God Welcomes Immigrants And So Should We

Nick Charalambous

I was reared in the UK as a son of Greek immigrants in the lily-white suburbs of North London. It was a tough way to grow up.

I was, and always would be, a “bubble” — a play on the cockney rhyming slang of "bubble and squeak" for Greek. For every curious word about my ethnicity, 10 more were laced with menace. The message was loud and clear: "You don’t belong here."

In my early 20s, the opportunity to move to the U.S. seemed like a godsend —  which it was, even though I didn’t know it until a decade later when I met Jesus in South Carolina.

The U.S. had a proud history as a nation friendly to immigrants. The mythic, almost fairytale landscapes I’d glimpsed on TV and in the movies, along with its relentlessly optimistic national character, made me dream of a perfect place where I could be anyone I wanted to be, judged for who I was, not who I wasn’t.

And yet belonging evaded me still. Sure, my swanky British accent spared me the overt racism endured by other ethnic types with darker skin. But instead, I felt like a carnival sideshow of British stereotypes.

Only in Jesus did I find my home.

God Loves Immigrants

It’s easy to think that mass immigration is a new thing, based on our world’s interconnected culture and economy. But mass migrations, forced by such things as famine and war, were a fact of life in both the Old and New Testaments.

Personal experience has sensitized me to the surprising number of Bible heroes, including Jesus Himself, whose stories have migration narratives at their center. Abraham moved to Canaan. Jacob and his family moved to Egypt, and all their descendants moved back to the foreign land of Canaan. Ruth left Moab for Bethlehem. Daniel went to Babylon in the exile. Jesus spent his childhood in Egypt before returning with his parents to Galilee.

Immigrants —  called "strangers and sojourners" in the Bible — join widows, orphans and the poor in having a special claim on God’s love and deserving of a special admonition to His people:

"You shall treat the stranger who sojourns with you as the native among you, and you shall love him as yourself, for you were strangers in the land of Egypt: I am the Lord your God” (Leviticus 19:34).
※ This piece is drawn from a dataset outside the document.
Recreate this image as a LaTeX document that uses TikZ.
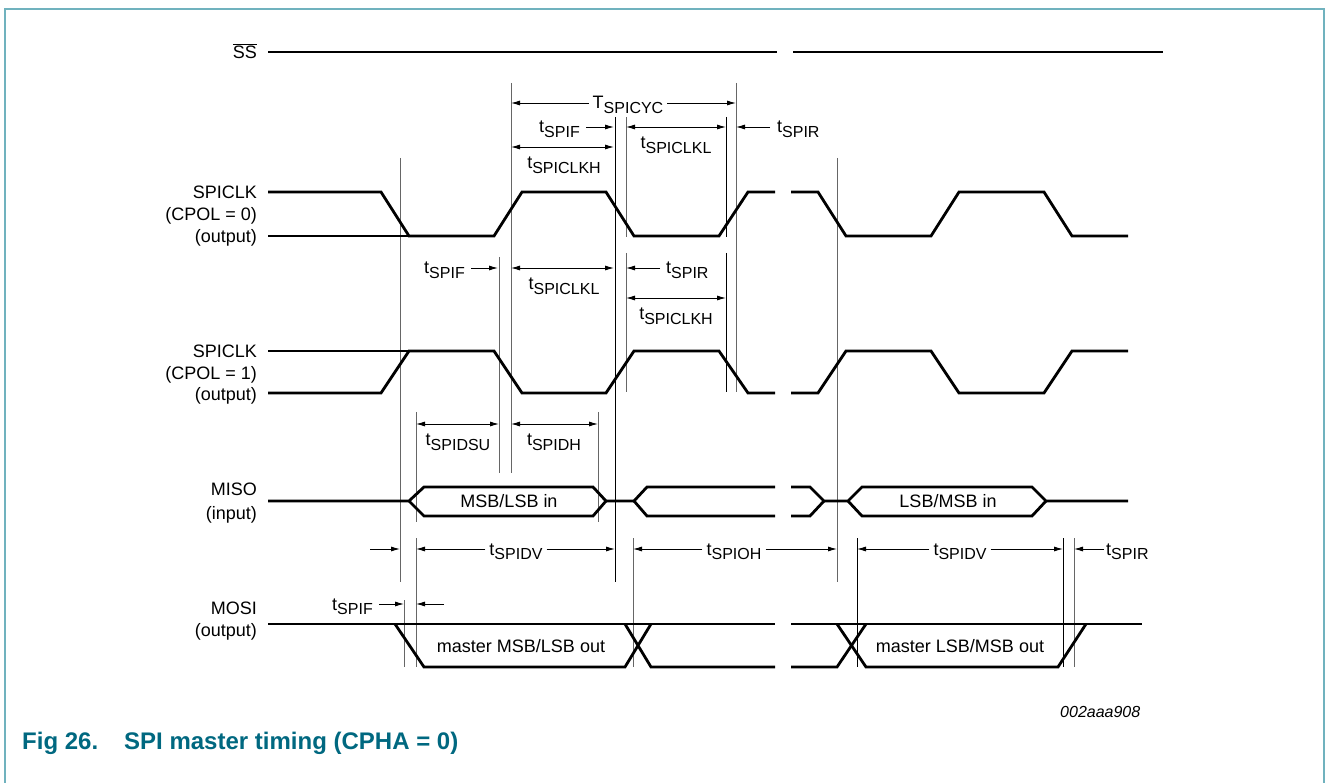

The clear message, echoing Jesus’ command to “love your neighbor as yourself,” is that God’s people should always identify as immigrants, even if they’re natural born to the U.S. or some other country.

As the political temperature around immigration in the U.S. and the world continues to heat up, there are at least three things God wants to teach us about adopting an immigrant mindset:

1. Love all people and give them dignity.

Whatever our disagreements on immigration policy, as Christians we cannot allow ourselves to be swept along in our culture’s bitter criticism of foreigners, as though they were enemies.

This is a blessed time! The gospel is for the nations, and the nations are coming to us, so we should make the most of the opportunity.

Our first responsibility is to treat everyone as a person made in the image of God, who needs to hear the Gospel. If political passions stir up prejudice and hate toward immigrants, we are hating ourselves. Anger and hate is a sinful response that can only be healed through confession and repentance (1 John 4:20).

2. Look to God as our true deliverer.

When God lumps sojourners in with the poor, the widows and orphans, He wants us to grasp the utter desperation that prompts people all over the world to cross borders to escape oppression or poverty. While God wants us individually to have mercy on them, He ultimately desires for us to understand that all striving is meaningless without Him.

Israel’s history — filled with land grabs from improbable military engagements and miraculous opportunities to exit and gain entry to foreign lands — is representative of a ceaseless searching for a dwelling place of freedom, peace and prosperity that exists in God alone. Humanity’s "promised land” is the new heavens and earth in Revelation, and our passports are stamped with the sin-forgiving blood of Jesus (Hebrews 11:13-16).

3. Remember that heaven is our home.

All immigrants experience the uneasiness of not belonging; of encountering customs and traditions that value different things; of never truly speaking the same language of the society they're living in.

The fact is that's exactly the experience of all who call on Jesus in faith. Our ways will always be strange to the culture of the world we live in. We will always be feared, mocked or rejected.

As with other immigrant communities, the church always faces the temptation to create an enclave of safety and security among our own. But God nonetheless calls us to bear the shame and live boldly different lives, so others “may see your good deeds and glorify God” (1 Peter 2:12).